Posted on 8/28/2017 8:22 AM by Dave Toth


The market’s sharp recovery Fri above both 11-Aug’s 1.1847 high and obviously 02-Aug’s 1.1911 high renders the sell-off attempt from that 1.1911 high to 17-Aug’s 1.1662 low a 3-wave and thus corrective affair consistent with our long-term bullish count.  On an even tighter scale this resumed rally leaves Fri’s 1.1773 low in its wake as the latest smaller-degree corrective low and new short-term risk parameter the market is now minimally required to fail below to threaten a bullish count.  Former 1.1890-to-1.1830-range resistance is considered new near-term support.

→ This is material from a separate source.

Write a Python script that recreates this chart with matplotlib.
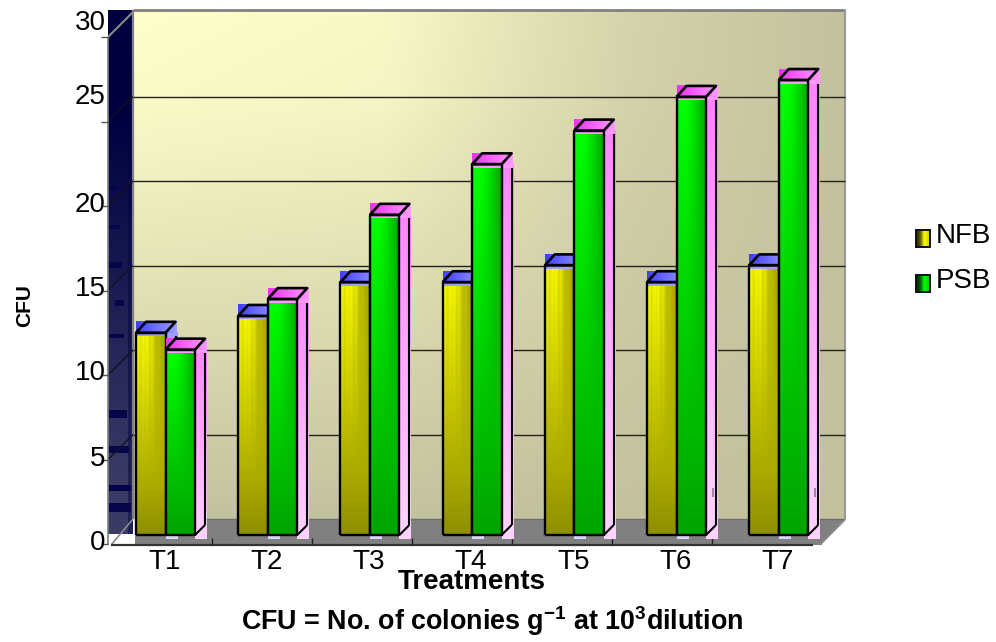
import numpy as np
import matplotlib
matplotlib.use("Agg")
import matplotlib.pyplot as plt
from matplotlib.patches import Polygon, Rectangle

categories = ["T1", "T2", "T3", "T4", "T5", "T6", "T7"]
nfb = [12, 13, 15, 15, 16, 15, 16]
psb = [11, 14, 19, 22, 24, 26, 27]
y_ticks = [0, 5, 10, 15, 20, 25, 30]
grid_values = [5, 10, 15, 20, 25]
series_names = ["NFB", "PSB"]

plt.rcParams["font.family"] = ["Liberation Sans", "DejaVu Sans"]
plt.rcParams["mathtext.fontset"] = "custom"
plt.rcParams["mathtext.bf"] = "Liberation Sans:bold"
plt.rcParams["mathtext.rm"] = "Liberation Sans"

W, H = 996, 642
fig = plt.figure(figsize=(W / 100, H / 100), dpi=100)
ax = fig.add_axes([0, 0, 1, 1])

STEP = 102.2
K = 16.85
def X(p): return (p - 165.5) / STEP
def Y(p): return (535 - p) / K
ax.set_xlim(X(0), X(W))
ax.set_ylim(Y(H), Y(0))
ax.axis("off")

z = [1]
def nz():
    z[0] += 1
    return z[0]

def img(arr, x0, x1, y0, y1):
    return ax.imshow(arr, extent=(x0, x1, y0, y1), origin="upper", aspect="auto",
                     interpolation="bilinear", zorder=nz())

def line(xs, ys, c="black", lw=1.0):
    ax.plot(xs, ys, color=c, lw=lw, zorder=nz(), solid_capstyle="butt")

def poly(pts, fc="none", ec="none", lw=0):
    p = Polygon(pts, closed=True, facecolor=fc, edgecolor=ec, linewidth=lw, zorder=nz())
    ax.add_patch(p)
    return p

def rect(x0, x1, y0, y1, fc):
    ax.add_patch(Rectangle((x0, y0), x1 - x0, y1 - y0, facecolor=fc, edgecolor="none", zorder=nz()))

# ---- back wall gradient
wl, wr, wt, wb = 133, 845, 10, 519
n = 240
uu, vv = np.meshgrid(np.linspace(0, 1, n), np.linspace(0, 1, n))
gu = np.interp(uu, [0, 0.35, 0.7, 1], [0, 0.1, 0.72, 1])
gv = np.interp(vv, [0, 0.17, 0.56, 1], [0, 0.07, 0.5, 1])
t = (1 - (1 - gu) * (1 - gv))[..., None]
c0 = np.array([1.0, 1.0, 0.80])
c1 = np.array([0.765, 0.76, 0.62])
img(c0 * (1 - t) + c1 * t, X(wl), X(wr), Y(wb), Y(wt))

# ---- left wall
lx0, lx1, lbot = 108, 133, 534
rows = 520
v = np.linspace(0, 1, rows)[:, None]
topc = np.array([0.0, 0.0, 0.25])
botc = np.array([0.23, 0.23, 0.40])
f = np.clip((v - 0.2) / 0.7, 0, 1)[..., None]
wall = np.repeat((topc * (1 - f) + botc * f), 25, axis=1)
wall[:, 20:] = wall[:, 20:] * 0.55 + topc * 0.45
img(wall, X(lx0), X(lx1), Y(lbot), Y(wt))
for (a, b, s, e) in [(334, 338, 109, 124), (410, 418, 109, 127), (446, 453, 109, 129),
                     (485, 491, 109, 131), (503, 512, 109, 131), (225, 229, 109, 120),
                     (186, 190, 109, 118), (262, 268, 109, 122), (300, 306, 115, 124)]:
    rect(X(s), X(e), Y(b), Y(a), "#05054a")

# ---- floor
rect(X(135), X(822), Y(545), Y(519), "#808080")
poly([(X(820), Y(545)), (X(845), Y(519)), (X(820), Y(519))], fc="#808080")
line([X(135), X(845)], [Y(519), Y(519)], c="#6c6c6c", lw=1.0)
line([X(820), X(845)], [Y(545), Y(520)], c="#8a8a8a", lw=1.0)
rect(X(108), X(135), Y(545), Y(534), "white")

# ---- wall frame
line([X(wl), X(wr)], [Y(wt), Y(wt)], c="#808080", lw=2)
line([X(wr), X(wr)], [Y(wt), Y(520)], c="#9a9a9a", lw=1.5)
line([X(wl), X(wl)], [Y(wt), Y(wb)], c="#808080", lw=1.6)

# ---- grid lines
back = Y(519)
front = Y(544)
vs = 16.9 / K
for g in grid_values:
    line([X(wl), X(wr)], [back + g * vs, back + g * vs], c="#22221a", lw=1.0)
    line([X(108), X(wl)], [front + g * vs, back + g * vs], c="#111122", lw=1.0)
line([X(108), X(wl)], [front + 30 * vs, back + 30 * vs], c="#8a8a8a", lw=1.5)
line([X(111), X(wl)], [Y(545), Y(519)], c="#8a8a8a", lw=1.2)

# ---- value axis
line([X(108), X(108)], [front + 30 * vs, Y(545)], c="#808080", lw=1.2)
for g in y_ticks:
    line([X(101), X(108)], [front + g * vs, front + g * vs], c="#555555", lw=1.0)

# ---- category axis
line([X(111), X(813)], [Y(545), Y(545)], c="#333333", lw=1.6)
for i in range(1, 7):
    line([X(112 + 100 * i)] * 2, [Y(545), Y(538)], c="#222222", lw=1.0)

# ---- bars
BW = 29.5 / STEP
DX = 10 / STEP
DY = 11 / K
EXT = 11.5 / STEP
STRIP = 3.5 / K
yel_stripes = np.array([1.0, 0.97, 0.88, 0.98, 0.92, 0.98, 0.84, 0.92, 0.78, 0.72, 0.74, 0.68, 0.66, 0.68])
grn_stripes = np.array([0.92, 1.0, 1.0, 1.0, 0.98, 0.95, 0.9, 0.85, 0.8, 0.74, 0.68, 0.66])

def front_img(rgb, bottom, stripes):
    r = 120
    w = np.linspace(0, 1, r)[:, None]
    h = np.interp(np.linspace(0, 1, 60), np.linspace(0, 1, len(stripes)), stripes)[None, :]
    fade = np.clip(1 - w / 0.75, 0, 1)
    m = (1 - (1 - h) * fade) * (1 - (1 - bottom) * w)
    return m[..., None] * np.array(rgb)

def bar(x0, val, rgb, bottom, stripes, top_a, top_b, side_a, side_b):
    x1 = x0 + BW
    w = np.linspace(0, 1, 80)[:, None, None]
    side = np.array(side_a) * (1 - w) + np.array(side_b) * w
    img(side, x1, x1 + EXT, -4 / K, val)
    g = np.linspace(0, 1, 40)[None, :, None]
    top_arr = np.repeat(np.array(top_a) * (1 - g) + np.array(top_b) * g, 8, axis=0)
    img(top_arr, x0, x1 + EXT, val - STRIP, val + DY)
    img(front_img(rgb, bottom, stripes), x0, x1, 0, val - STRIP)
    rect(x0, x1 + EXT, val - STRIP, val, top_b)
    line([x0, x1, x1, x0, x0], [0, 0, val, val, 0], c="black", lw=1.7)
    line([x0, x0 + DX, x1 + DX, x1, x0], [val, val + DY, val + DY, val, val], c="black", lw=1.9)
    line([x1 + DX, x1 + DX], [val - STRIP, DY - 1 / K], c="black", lw=1.5)
    line([x1, x1 + DX], [0, DY - 1 / K], c="black", lw=1.5)

yel = (1.0, 1.0, 0.0)
grn = (0.0, 1.0, 0.0)
for i in range(len(categories)):
    xl = i - BW
    bar(xl, nfb[i], yel, 0.56, yel_stripes, (0.25, 0.25, 1.0), (0.62, 0.62, 1.0),
        (0.62, 0.62, 1.0), (0.85, 0.85, 1.0))
    bar(i, psb[i], grn, 0.64, grn_stripes, (0.92, 0.2, 0.94), (1.0, 0.6, 1.0),
        (1.0, 0.52, 1.0), (1.0, 0.83, 1.0))
    if i >= 5:
        rect(i + BW + 6 / STEP, i + BW + 7.5 / STEP, Y(497), Y(488), "#9a8a9a")

# ---- tick labels
label_py = {0: 543.5, 5: 458.5, 10: 373.5, 15: 289.5, 20: 205.5, 25: 97, 30: 23}
for g in y_ticks:
    ax.text(X(105.5), Y(label_py[g]), str(g), ha="right", va="center", fontsize=20,
            color="black", zorder=nz())
for i, c in enumerate(categories):
    ax.text(i - 1 / STEP, Y(562), c, ha="center", va="center", fontsize=20, zorder=nz())

# ---- titles
ax.text(X(472), Y(582), "Treatments", ha="center", va="center", fontsize=20,
        fontweight="bold", zorder=nz())
ax.text(X(492.5), Y(621), r"CFU = No. of colonies g$\mathbf{^{-1}}$ at 10$\mathbf{^{3}}$dilution",
        ha="center", va="center", fontsize=19.4, fontweight="bold", zorder=nz())
ax.text(X(25), Y(306), "CFU", ha="center", va="center", rotation=90, fontsize=15,
        fontweight="bold", zorder=nz())

# ---- legend
for name, top, base in zip(series_names, [230, 275], [yel, grn]):
    g = np.interp(np.linspace(0, 1, 20), [0, 0.3, 0.6, 1], [0.15, 0.35, 1, 0.8])[None, :, None]
    arr = np.repeat(g * np.array(base), 6, axis=0)
    img(arr, X(916), X(930), Y(top + 17), Y(top))
    ax.add_patch(Rectangle((X(916), Y(top + 17)), 14 / STEP, 17 / K, facecolor="none",
                           edgecolor="#111111", linewidth=1.4, zorder=nz()))
    ax.text(X(936), Y(top + 6), name, ha="left", va="center", fontsize=20, zorder=nz())

ax.set_xlim(X(0), X(W))
ax.set_ylim(Y(H), Y(0))
fig.savefig("out.png", dpi=100, facecolor="white")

Fri’s resumption of this year’s major uptrend nullifies the bearish divergence in momentum discussed in 14-Aug’s Technical Webcastthat exposed an interim correction.  As a direct result of Fri’s resumption of this year’s major uptrend, 17-Aug’s 1.1662 low now serves as the larger-degree corrective low and key risk parameter this market is now required to fail below to confirm a bearish divergence in momentum of a scale sufficient to threaten this year’s major uptrend and expose a correction or reversal that could be extensive in terms of both price and time.  In lieu of weakness below at least 1.1773 and especially below 1.1662, the trend is up on all scales and should not surprise by its continuance or acceleration.

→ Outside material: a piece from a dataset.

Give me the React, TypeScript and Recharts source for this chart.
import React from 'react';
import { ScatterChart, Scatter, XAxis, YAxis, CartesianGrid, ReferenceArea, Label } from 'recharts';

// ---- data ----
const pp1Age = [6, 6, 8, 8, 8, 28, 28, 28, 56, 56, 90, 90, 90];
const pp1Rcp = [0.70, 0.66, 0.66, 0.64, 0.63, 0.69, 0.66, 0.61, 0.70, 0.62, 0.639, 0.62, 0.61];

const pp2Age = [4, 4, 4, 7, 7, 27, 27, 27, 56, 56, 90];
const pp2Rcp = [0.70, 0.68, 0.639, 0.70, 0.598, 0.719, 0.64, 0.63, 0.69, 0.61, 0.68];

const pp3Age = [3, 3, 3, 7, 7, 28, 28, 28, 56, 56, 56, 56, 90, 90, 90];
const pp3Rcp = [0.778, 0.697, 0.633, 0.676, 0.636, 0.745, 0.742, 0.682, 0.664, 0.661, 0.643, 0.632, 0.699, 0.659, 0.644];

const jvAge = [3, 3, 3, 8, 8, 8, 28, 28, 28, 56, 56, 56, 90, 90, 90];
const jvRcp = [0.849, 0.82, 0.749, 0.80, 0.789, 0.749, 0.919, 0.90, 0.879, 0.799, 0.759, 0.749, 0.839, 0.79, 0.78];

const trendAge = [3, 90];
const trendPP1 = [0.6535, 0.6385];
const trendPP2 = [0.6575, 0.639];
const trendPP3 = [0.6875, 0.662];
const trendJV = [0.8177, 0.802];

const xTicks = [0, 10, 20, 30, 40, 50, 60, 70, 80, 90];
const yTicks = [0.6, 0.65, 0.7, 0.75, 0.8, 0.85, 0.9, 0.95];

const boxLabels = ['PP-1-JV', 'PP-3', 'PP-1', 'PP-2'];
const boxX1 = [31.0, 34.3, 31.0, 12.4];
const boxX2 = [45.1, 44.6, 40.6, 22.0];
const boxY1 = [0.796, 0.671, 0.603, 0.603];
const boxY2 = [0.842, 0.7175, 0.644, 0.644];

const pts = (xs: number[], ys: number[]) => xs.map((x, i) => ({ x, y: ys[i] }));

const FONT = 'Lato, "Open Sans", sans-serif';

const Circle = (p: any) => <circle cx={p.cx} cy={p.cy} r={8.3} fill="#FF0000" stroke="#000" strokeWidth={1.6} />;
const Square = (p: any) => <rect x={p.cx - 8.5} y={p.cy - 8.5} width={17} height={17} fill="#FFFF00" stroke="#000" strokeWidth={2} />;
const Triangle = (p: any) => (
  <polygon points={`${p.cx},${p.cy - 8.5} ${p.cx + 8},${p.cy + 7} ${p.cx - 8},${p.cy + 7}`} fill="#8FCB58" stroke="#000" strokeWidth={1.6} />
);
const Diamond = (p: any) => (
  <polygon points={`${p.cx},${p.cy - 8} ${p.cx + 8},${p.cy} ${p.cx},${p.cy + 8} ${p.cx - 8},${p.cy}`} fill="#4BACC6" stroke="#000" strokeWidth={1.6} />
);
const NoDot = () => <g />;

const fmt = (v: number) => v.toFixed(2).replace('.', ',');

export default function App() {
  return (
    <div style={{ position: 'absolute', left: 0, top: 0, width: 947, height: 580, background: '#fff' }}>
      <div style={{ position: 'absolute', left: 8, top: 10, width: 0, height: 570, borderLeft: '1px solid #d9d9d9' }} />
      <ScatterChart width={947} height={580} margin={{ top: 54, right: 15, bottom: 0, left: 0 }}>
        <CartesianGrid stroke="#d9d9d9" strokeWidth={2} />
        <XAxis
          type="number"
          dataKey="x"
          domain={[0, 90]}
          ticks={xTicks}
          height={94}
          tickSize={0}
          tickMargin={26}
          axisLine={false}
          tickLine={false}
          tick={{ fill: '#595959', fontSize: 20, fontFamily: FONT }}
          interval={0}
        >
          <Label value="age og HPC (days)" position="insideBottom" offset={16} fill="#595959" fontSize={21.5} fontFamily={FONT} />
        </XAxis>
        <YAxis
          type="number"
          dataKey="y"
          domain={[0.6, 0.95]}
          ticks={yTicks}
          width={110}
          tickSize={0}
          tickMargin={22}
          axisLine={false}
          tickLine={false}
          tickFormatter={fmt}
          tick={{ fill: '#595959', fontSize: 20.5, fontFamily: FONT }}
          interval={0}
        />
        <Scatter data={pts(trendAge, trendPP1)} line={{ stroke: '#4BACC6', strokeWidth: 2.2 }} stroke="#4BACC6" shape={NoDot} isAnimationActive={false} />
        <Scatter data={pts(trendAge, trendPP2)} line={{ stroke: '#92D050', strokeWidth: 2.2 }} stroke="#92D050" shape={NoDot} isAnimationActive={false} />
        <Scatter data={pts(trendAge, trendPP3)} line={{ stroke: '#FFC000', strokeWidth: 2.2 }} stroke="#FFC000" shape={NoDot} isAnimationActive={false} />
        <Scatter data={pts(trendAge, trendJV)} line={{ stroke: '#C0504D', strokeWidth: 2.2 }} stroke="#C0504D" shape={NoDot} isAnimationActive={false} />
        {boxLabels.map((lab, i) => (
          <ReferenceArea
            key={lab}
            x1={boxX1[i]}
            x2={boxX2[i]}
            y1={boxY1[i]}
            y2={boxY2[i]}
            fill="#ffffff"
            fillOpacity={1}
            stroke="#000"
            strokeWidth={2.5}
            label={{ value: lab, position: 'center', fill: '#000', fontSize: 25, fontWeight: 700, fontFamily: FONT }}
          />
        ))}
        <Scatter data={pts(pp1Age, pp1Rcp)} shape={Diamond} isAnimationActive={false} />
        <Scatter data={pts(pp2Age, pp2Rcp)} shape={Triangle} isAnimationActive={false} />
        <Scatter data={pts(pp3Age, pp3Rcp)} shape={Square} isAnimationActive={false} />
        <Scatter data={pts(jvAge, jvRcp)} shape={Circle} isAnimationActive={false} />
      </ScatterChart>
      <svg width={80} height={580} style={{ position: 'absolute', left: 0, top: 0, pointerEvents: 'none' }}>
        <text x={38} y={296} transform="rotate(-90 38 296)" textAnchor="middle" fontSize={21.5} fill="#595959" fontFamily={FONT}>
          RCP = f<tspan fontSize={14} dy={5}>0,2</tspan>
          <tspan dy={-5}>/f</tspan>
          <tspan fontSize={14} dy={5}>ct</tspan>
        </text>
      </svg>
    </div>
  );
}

These bull risk parameters at 1.1773 and 1.1662 may prove vital given the market’s engagement of the general 1.2000-“area” that provided mammoth support from Jun 2010 until Jan’15’s meltdown below it that left this area as a huge new resistance candidate.  While we have believed since 30Jan17’s Technical Blog that a new secular bull market in the Euro has begun, if there’s a place for the initial counter-trend rally to run into trouble, we also believe this 1.20-handle-area is it.  And IF this area is going to stem the bull for a while, it’s got to PROVE non-strength with a simple momentum failure below levels like 1.1773 (tight) and 1.1662.  Until and unless such weakness is shown, further and possibly accelerated gains should not surprise.

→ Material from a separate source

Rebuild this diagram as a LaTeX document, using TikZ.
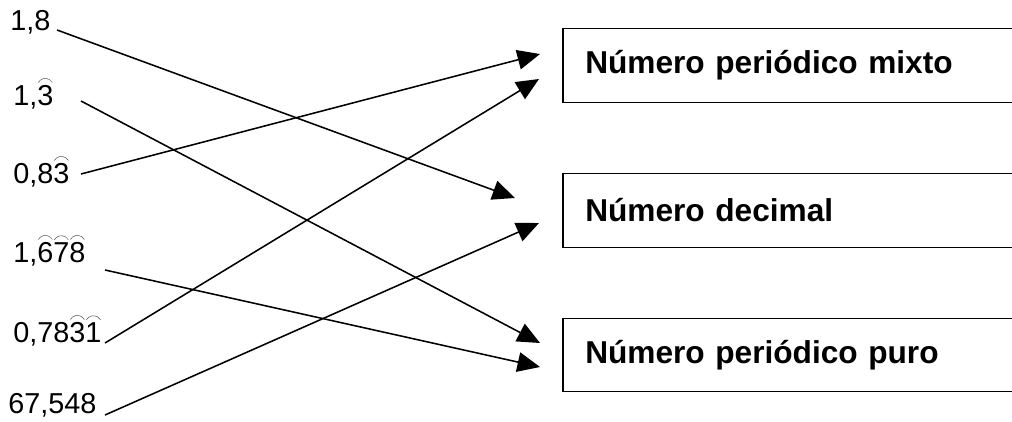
\documentclass[tikz,border=0pt]{standalone}
\usepackage{fontspec}
\setmainfont{Liberation Sans}
\usetikzlibrary{arrows.meta}

% small arc over a repeating digit
\newcommand{\per}[1]{\setbox0\hbox{#1}\rlap{\raisebox{\dimexpr\ht0+1.5pt\relax}{\hbox to \wd0{\hss\tikz\draw[line width=.35pt,black!70] (0pt,0pt) arc[start angle=150,end angle=30,radius=5.8pt];\hss}}}#1}

\begin{document}
\begin{tikzpicture}[x=0.025cm,y=-0.025cm,
  lbl/.style={anchor=base west,inner sep=0pt,font=\fontsize{20.5}{24}\selectfont},
  tipo/.style={anchor=west,inner xsep=0.55cm,inner ysep=0pt,
    text width=14cm,align=left,minimum height=1.825cm,font=\bfseries\fontsize{22.5}{26}\selectfont},
  caja/.style={line width=.9pt},
  arr/.style={line width=1.1pt,-{Triangle[length=16pt,width=14pt]}}]
\useasboundingbox (0,0) rectangle (1012,421);
% numbers
\node[lbl] (l18) at (10,30) {1,8};
\node[lbl] (l13) at (13,105) {1,\per{3}};
\node[lbl] (l083) at (13,183) {0,8\per{3}};
\node[lbl] (l1678) at (13,262) {1,\per{6}\per{7}\per{8}};
\node[lbl] (l07831) at (13,342) {0,78\per{3}\per{1}};
\node[lbl] (l67548) at (8,413) {67,548};
% types (boxes run off the right edge)
\node[tipo] (bmixto) at (563,65.5) {Número periódico mixto};
\node[tipo] (bdec) at (563,210.5) {Número decimal};
\node[tipo] (bpuro) at (563,355) {Número periódico puro};
\draw[caja] (bmixto.north east) -- (bmixto.north west) -- (bmixto.south west) -- (bmixto.south east);
\draw[caja] (bdec.north east) -- (bdec.north west) -- (bdec.south west) -- (bdec.south east);
\draw[caja] (bpuro.north east) -- (bpuro.north west) -- (bpuro.south west) -- (bpuro.south east);
% line ends
\coordinate (s18) at (57,30);    \coordinate (e18) at (515,198);
\coordinate (s13) at (81,101);   \coordinate (e13) at (540,343);
\coordinate (s083) at (81,174);  \coordinate (e083) at (540,54);
\coordinate (s1678) at (105,270); \coordinate (e1678) at (540,367);
\coordinate (s07831) at (105,343); \coordinate (e07831) at (539,79);
\coordinate (s67548) at (105,415); \coordinate (e67548) at (539,223);
\draw[arr] (s18) -- (e18);
\draw[arr] (s13) -- (e13);
\draw[arr] (s083) -- (e083);
\draw[arr] (s1678) -- (e1678);
\draw[arr] (s07831) -- (e07831);
\draw[arr] (s67548) -- (e67548);
\end{tikzpicture}
\end{document}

These issues considered, a bullish policy and exposure remain advised for long-term players with a failure below 1.1662 required to threaten this call enough to warrant a move to the sidelines.  Shorter-term traders whipsawed out of bullish exposure on 14-Aug’s bearish divergence in momentum are advised to return to a bullish policy and approach setback attempts to suspected near-term support between 1.1890 and 1.1850 as corrective buying opportunities with a failure below 1.1773 required to negate this call and warrant its cover.


The technical construct and expectations for the USD Index are identical to those detailed above for the Euro, only inverted, with Fri’s 93.44 high and 16-Aug’s 94.15 high considered this market’s latest smaller- and larger-degree corrective highs and our new short- and longer-term risk parameters to a resumed bearish policy.  Former 93.00-area support is considered new near-term resistance ahead of further and possibly accelerated losses.